=== Do this ===
Copy exactly the lines from the beginning of the data down to and including the line holding "const yMax = -163.4;", without any pictures.

Start Data block

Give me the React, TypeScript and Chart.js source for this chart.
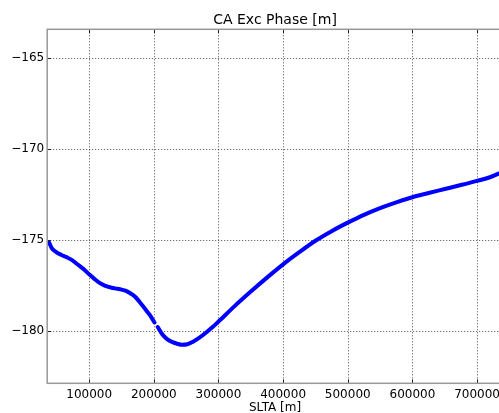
import React, { useEffect, useRef } from "react";
import { Chart, registerables } from "chart.js";
Chart.register(...registerables);

const chartTitle = "CA Exc Phase [m]";
const xAxisTitle = "SLTA [m]";

// segment before the small gap
const seg1X = [38000, 42000, 49000, 57000, 65000, 73000, 80000, 90000, 100000, 108000, 116000, 124000, 132000, 140000, 148000, 156000, 163000, 171000, 178000, 186000, 194000, 201000];
const seg1Y = [-175.15, -175.45, -175.68, -175.83, -175.95, -176.1, -176.3, -176.57, -176.9, -177.15, -177.37, -177.52, -177.61, -177.67, -177.72, -177.8, -177.93, -178.13, -178.42, -178.78, -179.15, -179.55];
// segment after the gap
const seg2X = [206000, 213000, 220000, 228000, 236000, 244000, 252000, 260000, 270000, 280000, 290000, 300000, 325000, 350000, 375000, 400000, 425000, 450000, 475000, 500000, 525000, 550000, 575000, 600000, 625000, 650000, 675000, 700000, 720000, 740000];
const seg2Y = [-179.8, -180.2, -180.45, -180.62, -180.72, -180.78, -180.75, -180.62, -180.4, -180.13, -179.83, -179.5, -178.65, -177.85, -177.08, -176.35, -175.68, -175.05, -174.52, -174.05, -173.62, -173.25, -172.93, -172.65, -172.42, -172.2, -171.98, -171.75, -171.55, -171.25];

const xTicks = [100000, 200000, 300000, 400000, 500000, 600000, 700000];
const yTicks = [-180, -175, -170, -165];
const xMin = 35000;
const xMax = 740000;
const yMin = -182.9;
const yMax = -163.4;

const FONT = "'DejaVu Sans', sans-serif";
const CW = 504;
const CH = 415;

const framePlugin = {
  id: "frame",
  beforeDatasetsDraw(chart: any) {
    const { ctx, chartArea: a, scales } = chart;
    const x = scales.x, y = scales.y;
    ctx.save();
    ctx.strokeStyle = "rgba(0,0,0,0.7)";
    ctx.lineWidth = 1;
    ctx.setLineDash([1, 2]);
    for (const v of xTicks) {
      const px = Math.round(x.getPixelForValue(v)) + 0.5;
      ctx.beginPath(); ctx.moveTo(px, a.top); ctx.lineTo(px, a.bottom); ctx.stroke();
    }
    for (const v of yTicks) {
      const py = Math.round(y.getPixelForValue(v)) + 0.5;
      ctx.beginPath(); ctx.moveTo(a.left, py); ctx.lineTo(a.right, py); ctx.stroke();
    }
    ctx.restore();
  },
  afterDatasetsDraw(chart: any) {
    const { ctx, chartArea: a, scales } = chart;
    const x = scales.x, y = scales.y;
    ctx.save();
    ctx.strokeStyle = "#222";
    ctx.lineWidth = 1;
    for (const v of xTicks) {
      const px = Math.round(x.getPixelForValue(v)) + 0.5;
      ctx.beginPath(); ctx.moveTo(px, a.top); ctx.lineTo(px, a.top + 4); ctx.stroke();
      ctx.beginPath(); ctx.moveTo(px, a.bottom); ctx.lineTo(px, a.bottom - 4); ctx.stroke();
    }
    for (const v of yTicks) {
      const py = Math.round(y.getPixelForValue(v)) + 0.5;
      ctx.beginPath(); ctx.moveTo(a.left, py); ctx.lineTo(a.left + 4, py); ctx.stroke();
      ctx.beginPath(); ctx.moveTo(a.right, py); ctx.lineTo(a.right - 4, py); ctx.stroke();
    }
    ctx.strokeStyle = "#999";
    ctx.lineWidth = 1.5;
    ctx.strokeRect(a.left, a.top, a.right - a.left, a.bottom - a.top);
    ctx.restore();
  },
};

export default function App() {
  const ref = useRef<HTMLCanvasElement | null>(null);
  useEffect(() => {
    if (!ref.current) return;
    const mk = (xs: number[], ys: number[]) => xs.map((v, i) => ({ x: v, y: ys[i] }));
    const lineStyle = {
      borderColor: "#0000ff",
      backgroundColor: "#0000ff",
      borderWidth: 4,
      pointRadius: 0,
      cubicInterpolationMode: "monotone" as const,
      borderCapStyle: "round" as const,
      borderJoinStyle: "round" as const,
      fill: false,
    };
    const chart = new Chart(ref.current, {
      type: "line",
      data: {
        datasets: [
          { ...lineStyle, data: mk(seg1X, seg1Y) },
          { ...lineStyle, data: mk(seg2X, seg2Y) },
        ],
      },
      plugins: [framePlugin],
      options: {
        responsive: false,
        animation: false,
        layout: { padding: 0 },
        plugins: { legend: { display: false }, tooltip: { enabled: false }, title: { display: false } },
        scales: {
          x: {
            type: "linear",
            position: "bottom",
            min: xMin,
            max: xMax,
            afterBuildTicks: (s: any) => { s.ticks = xTicks.map((v) => ({ value: v })); },
            afterFit: (s: any) => { s.height = CH - 383.3; },
            grid: { display: false, drawTicks: false },
            border: { display: false },
            ticks: {
              padding: 4,
              maxRotation: 0,
              autoSkip: false,
              color: "#000",
              font: { family: FONT, size: 12 },
              callback: (v: any) => String(v),
            },
            title: {
              display: true,
              text: xAxisTitle,
              color: "#000",
              font: { family: FONT, size: 12 },
              padding: { top: 0, bottom: 0 },
            },
          },
          x2: {
            type: "linear",
            position: "top",
            min: xMin,
            max: xMax,
            afterFit: (s: any) => { s.height = 29.3; },
            grid: { display: false, drawTicks: false },
            border: { display: false },
            ticks: { display: false },
            title: {
              display: true,
              text: chartTitle,
              color: "#000",
              font: { family: FONT, size: 14 },
              padding: { top: 11.5, bottom: 0 },
            },
          },
          y: {
            type: "linear",
            min: yMin,
            max: yMax,
            afterBuildTicks: (s: any) => { s.ticks = yTicks.map((v) => ({ value: v })); },
            afterFit: (s: any) => { s.width = 47.2; },
            grid: { display: false, drawTicks: false },
            border: { display: false },
            ticks: {
              padding: 3,
              color: "#000",
              font: { family: FONT, size: 12 },
              callback: (v: any) => (v < 0 ? "\u2212" + Math.abs(v) : String(v)),
            },
          },
        },
      },
    });
    return () => chart.destroy();
  }, []);
  return (
    <div style={{ position: "absolute", left: 0, top: 0, width: 499, height: 413, overflow: "hidden", background: "#fff" }}>
      <canvas ref={ref} width={CW} height={CH} style={{ display: "block", width: CW, height: CH }} />
    </div>
  );
}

End Data block

=== Task response ===
Give me the React, TypeScript and Chart.js source for this chart.
import React, { useEffect, useRef } from "react";
import { Chart, registerables } from "chart.js";
Chart.register(...registerables);

const chartTitle = "CA Exc Phase [m]";
const xAxisTitle = "SLTA [m]";

// segment before the small gap
const seg1X = [38000, 42000, 49000, 57000, 65000, 73000, 80000, 90000, 100000, 108000, 116000, 124000, 132000, 140000, 148000, 156000, 163000, 171000, 178000, 186000, 194000, 201000];
const seg1Y = [-175.15, -175.45, -175.68, -175.83, -175.95, -176.1, -176.3, -176.57, -176.9, -177.15, -177.37, -177.52, -177.61, -177.67, -177.72, -177.8, -177.93, -178.13, -178.42, -178.78, -179.15, -179.55];
// segment after the gap
const seg2X = [206000, 213000, 220000, 228000, 236000, 244000, 252000, 260000, 270000, 280000, 290000, 300000, 325000, 350000, 375000, 400000, 425000, 450000, 475000, 500000, 525000, 550000, 575000, 600000, 625000, 650000, 675000, 700000, 720000, 740000];
const seg2Y = [-179.8, -180.2, -180.45, -180.62, -180.72, -180.78, -180.75, -180.62, -180.4, -180.13, -179.83, -179.5, -178.65, -177.85, -177.08, -176.35, -175.68, -175.05, -174.52, -174.05, -173.62, -173.25, -172.93, -172.65, -172.42, -172.2, -171.98, -171.75, -171.55, -171.25];

const xTicks = [100000, 200000, 300000, 400000, 500000, 600000, 700000];
const yTicks = [-180, -175, -170, -165];
const xMin = 35000;
const xMax = 740000;
const yMin = -182.9;
const yMax = -163.4;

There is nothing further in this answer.